Build Your Confidence
Hi Emma! I’m so glad to be interviewing you! Tell us, what is your course, Build Your Confidence, learn the tools needed to start your book about?
It’s a short, no-pressure, online course for beginner writers. Many new writers struggle to find the time or have the confidence they need to take their writing to the next level. In this course, I give them tools and strategies they can use to get started. It’s all about baby steps.
How is your course different from everything else out there?
I’m a relatively new writer myself and I remember only too well how difficult it is to find the time. You have a full-time job, caring responsibilities, a social life—it’s already hard to fit everything in!
My course teaches students to work around their schedules and I encourage them to write what they can, when they can. It’s amazing how, by taking baby steps, you can train your brain to quickly settle down to writing and, because you’re enjoying the process, you begin to seek out extra time to write. And so builds your writing habit.
My course really is a no-pressure course, a great starter for those writing their first novel.
Why did you create Build Your Confidence?
Stephen King taught me that, if I wanted to be considered a writer, I had to write for two hours every day, as he does. Even when he’s on holiday, he writes. At first, I took this to heart and tried hard to do as he instructed.
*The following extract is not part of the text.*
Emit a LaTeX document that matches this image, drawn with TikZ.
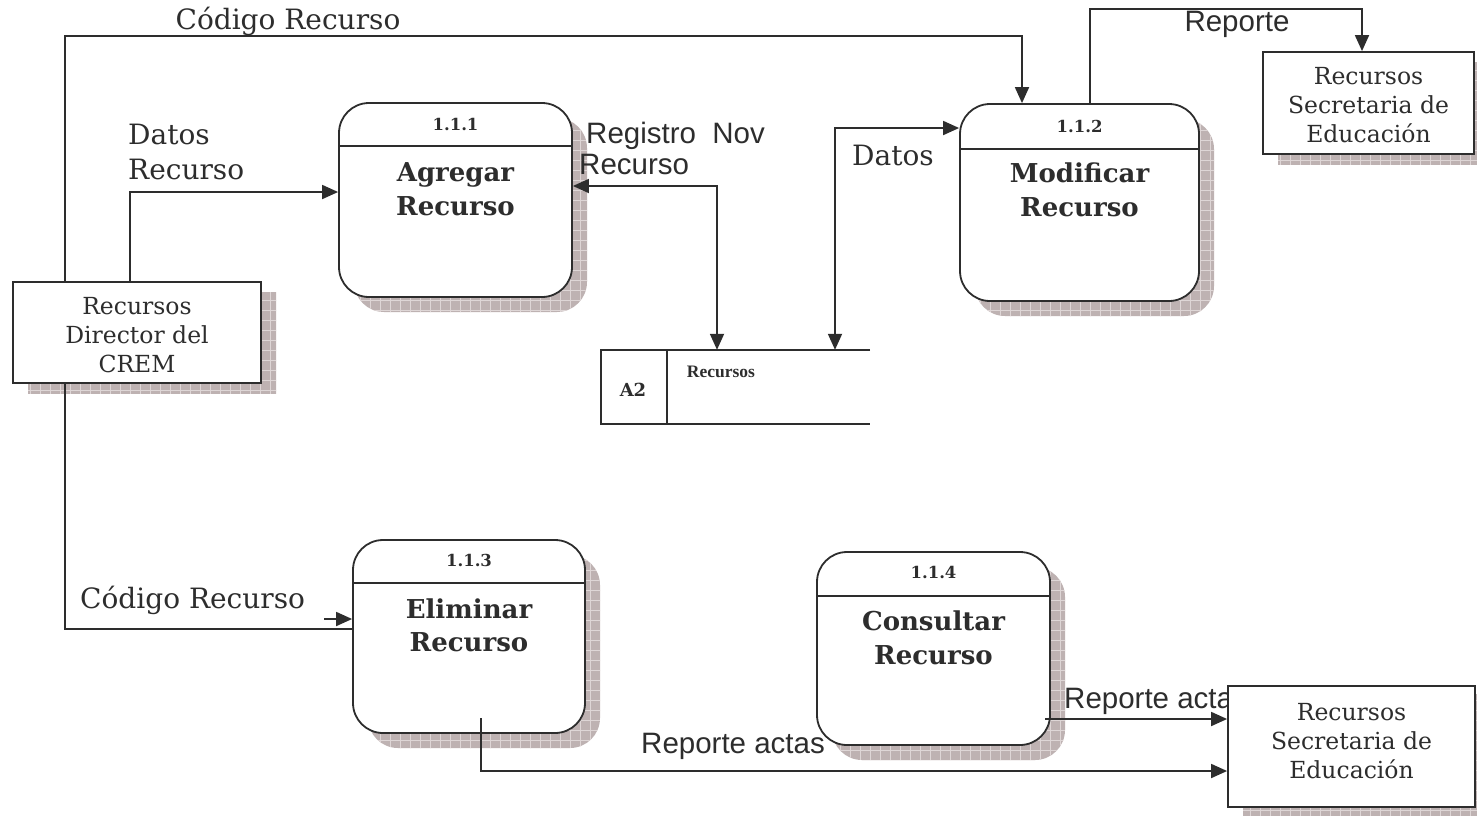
\documentclass[tikz,border=0pt]{standalone}
\usepackage{fontspec}
\setmainfont{DejaVu Serif}
\newfontfamily\sansf{Liberation Sans}
\newfontfamily\timesf{Liberation Serif}
\usetikzlibrary{arrows.meta,calc}
\definecolor{ink}{RGB}{45,45,45}
\definecolor{shc}{RGB}{190,178,178}
\definecolor{shg}{RGB}{222,214,214}
\newcommand\dropsh[5]{%
  \begin{scope}
    \clip[rounded corners=#5] (#1,#2) rectangle (#3,#4);
    \fill[shc] (#1-2,#2-2) rectangle (#3+2,#4+2);
    \draw[shg, line width=0.8pt, step=10pt] (#1-2,#2-2) grid (#3+2,#4+2);
  \end{scope}}
\begin{document}
\begin{tikzpicture}[x=1pt,y=-1pt,
  lw/.style={draw=ink, line width=1.8pt},
  proc/.style={lw, fill=white, rounded corners=30pt, inner sep=0pt},
  ext/.style={lw, fill=white, inner sep=0pt},
  flow/.style={lw, -{Triangle[length=16pt,width=14pt]}},
  flowtwo/.style={lw, {Triangle[length=16pt,width=14pt]}-{Triangle[length=16pt,width=14pt]}},
  lbl/.style={font=\fontsize{28}{35}\selectfont, text=ink, inner sep=0pt, align=left},
  slbl/.style={font=\sansf\fontsize{29.5}{33}\selectfont, text=ink, inner sep=0pt, align=left},
  num/.style={font=\bfseries\fontsize{16.5}{18}\selectfont, text=ink, inner sep=0pt},
  ttl/.style={font=\bfseries\fontsize{26}{33.5}\selectfont, text=ink, inner sep=0pt, align=center},
  etxt/.style={font=\fontsize{23.5}{29}\selectfont, text=ink, inner sep=0pt, align=center}]
\useasboundingbox (0,0) rectangle (1477,815);

% shadows
\dropsh{354}{118}{587}{312}{30pt}
\dropsh{975}{119}{1214}{316}{30pt}
\dropsh{368}{555}{600}{748}{30pt}
\dropsh{832}{567}{1065}{760}{30pt}
\dropsh{28}{292}{276}{393}{0pt}
\dropsh{1278}{62}{1489}{164}{0pt}
\dropsh{1243}{694}{1490}{815}{0pt}

% label partly hidden by the box drawn later
\node[slbl, anchor=west] (l8) at (1064,701) {Reporte actas};

% processes
\node[proc, minimum width=233pt, minimum height=194pt] (ag) at (455.5,200) {};
\draw[lw] ([yshift=-44pt]ag.north west) -- ([yshift=-44pt]ag.north east);
\node[num] (agn) at ($(ag.north)+(0,22)$) {1.1.1};
\node[ttl] (agt) at ($(ag.north)+(0,87)$) {Agregar\\Recurso};

\node[proc, minimum width=239pt, minimum height=197pt] (mo) at (1079.5,202.5) {};
\draw[lw] ([yshift=-46pt]mo.north west) -- ([yshift=-46pt]mo.north east);
\node[num] (mon) at ($(mo.north)+(0,23)$) {1.1.2};
\node[ttl] (mot) at ($(mo.north)+(0,86.5)$) {Modificar\\Recurso};

\node[proc, minimum width=232pt, minimum height=193pt] (el) at (469,636.5) {};
\draw[lw] ([yshift=-44pt]el.north west) -- ([yshift=-44pt]el.north east);
\node[num] (eln) at ($(el.north)+(0,21)$) {1.1.3};
\node[ttl] (elt) at ($(el.north)+(0,86)$) {Eliminar\\Recurso};

\node[proc, minimum width=233pt, minimum height=193pt] (co) at (933.5,648.5) {};
\draw[lw] ([yshift=-45pt]co.north west) -- ([yshift=-45pt]co.north east);
\node[num] (con) at ($(co.north)+(0,21)$) {1.1.4};
\node[ttl] (cot) at ($(co.north)+(0,86.5)$) {Consultar\\Recurso};

% externals
\node[ext, minimum width=248pt, minimum height=101pt] (dir) at (137,332.5) {};
\node[etxt] (dirt) at (137,335) {Recursos\\Director del\\CREM};
\node[ext, minimum width=211pt, minimum height=102pt] (se1) at (1368.5,103) {};
\node[etxt] (se1t) at (1368.5,105) {Recursos\\Secretaria de\\Educación};
\node[ext, minimum width=247pt, minimum height=121pt] (se2) at (1351.5,746.5) {};
\node[etxt] (se2t) at (1351.5,741) {Recursos\\Secretaria de\\Educación};

% data store
\node[inner sep=0pt, minimum width=269pt, minimum height=74pt] (st) at (735.5,387) {};
\draw[lw] (st.north east) -- (st.north west) -- (st.south west) -- (st.south east);
\draw[lw] ([xshift=66pt]st.north west) -- ([xshift=66pt]st.south west);
\node[num, font=\bfseries\fontsize{18}{20}\selectfont] (a2) at (633,390) {A2};
\node[font=\timesf\bfseries\fontsize{17.5}{19}\selectfont, text=ink, inner sep=0pt] (stl) at (721,372) {Recursos};

% connectors
\draw[flow] ([xshift=-72pt]dir.north) -- ++(0,-245) -| ([xshift=-57.5pt]mo.north);
\draw[flow] ([xshift=-7pt]dir.north) |- ([yshift=8pt]ag.west);
\draw[flowtwo] ([yshift=14pt]ag.east) -| ([xshift=-18.5pt]st.north);
\draw[flowtwo] ([yshift=74.5pt]mo.west) -| ([xshift=99.5pt]st.north);
\draw[flow] ([xshift=10.5pt]mo.north) -- ++(0,-94) -| ([xshift=-6.5pt]se1.north);
\draw[lw] ([xshift=-72pt]dir.south) |- ([yshift=7.5pt]el.west);
\draw[flow] ([xshift=-28pt,yshift=17.5pt]el.west) -- ([yshift=17.5pt]el.west);
\draw[flow] ([xshift=12pt,yshift=-81.5pt]el.center) |- ([yshift=-24.5pt]se2.west);
\draw[flow] ([xshift=111.5pt,yshift=-70.5pt]co.center) -- ([yshift=27.5pt]se2.west);

% labels
\node[lbl] (l1) at (288,21) {Código Recurso};
\node[lbl, anchor=west] (l2) at (128,152) {Datos\\Recurso};
\node[slbl, anchor=west] (l3) at (586,148) {Registro\ \ Nov\\[-2pt]\hspace*{-7pt}Recurso};
\node[lbl, anchor=west] (l4) at (852,155) {Datos};
\node[slbl] (l5) at (1237,24) {Reporte};
\node[lbl, anchor=west] (l6) at (80,600) {Código Recurso};
\node[slbl, anchor=west] (l7) at (641,746) {Reporte actas};
\end{tikzpicture}
\end{document}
But, I had three children aged four and under; it simply wasn’t possible for me to write for two hours each day or, indeed, each day!
There are very few of us who have the luxury of time or someone else to take care of the kids. Mr King’s wife very kindly put her writing career aside to raise their children. My husband wasn’t going to do that for me!
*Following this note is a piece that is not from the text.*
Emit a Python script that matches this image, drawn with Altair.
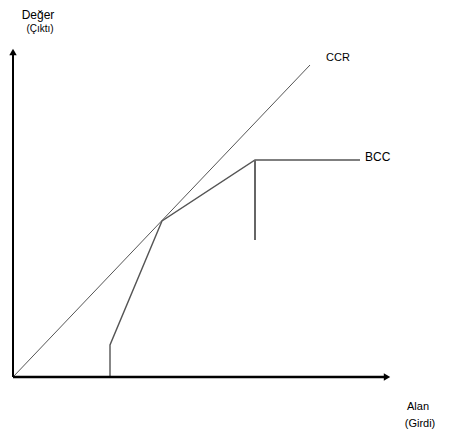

As a result, I had to find a way of writing around my children and other commitments. I struggled in the beginning because I had to, first of all, find time in my week to write. That time was literally for ten or fifteen minutes at a time. The second struggle was training my brain to settle down quickly and concentrate on the writing at hand.
Eventually, I devised a way of finding the time and building my confidence so that, eventually, I began to seek out more time to write and enjoyed my writing time more and more.
I created this course to help others like me, people who have the desire to write but need a little help in fitting it into their life.
Who will benefit from Build Your Confidence?
My course is a good fit for anyone who is at the beginning of their writing journey. It doesn’t matter if you’ve written nothing at all, or have been writing here and there over the years, this course will help you take your writing one step further.
Before I let you go, please share: what was the best writing advice you were ever given?
Anne Lamott’s book Bird by Bird was life changing for me. That one story told me that all I needed to do was write my story one little bit at a time. It helped to break down the overwhelm of writing a full-length novel into manageable chunks.
The other advice is from Elizabeth Gilbert, who wrote that ‘Remember that you’re nothing but a beginner—even if you’ve been working on your craft for fifty years. We are all just beginner here, and we shall all die beginners. So let it go.’
For me, this is sage advice. Gilbert is reminding me that I’ll never know it all. She’s telling me to buckle up and enjoy the ride!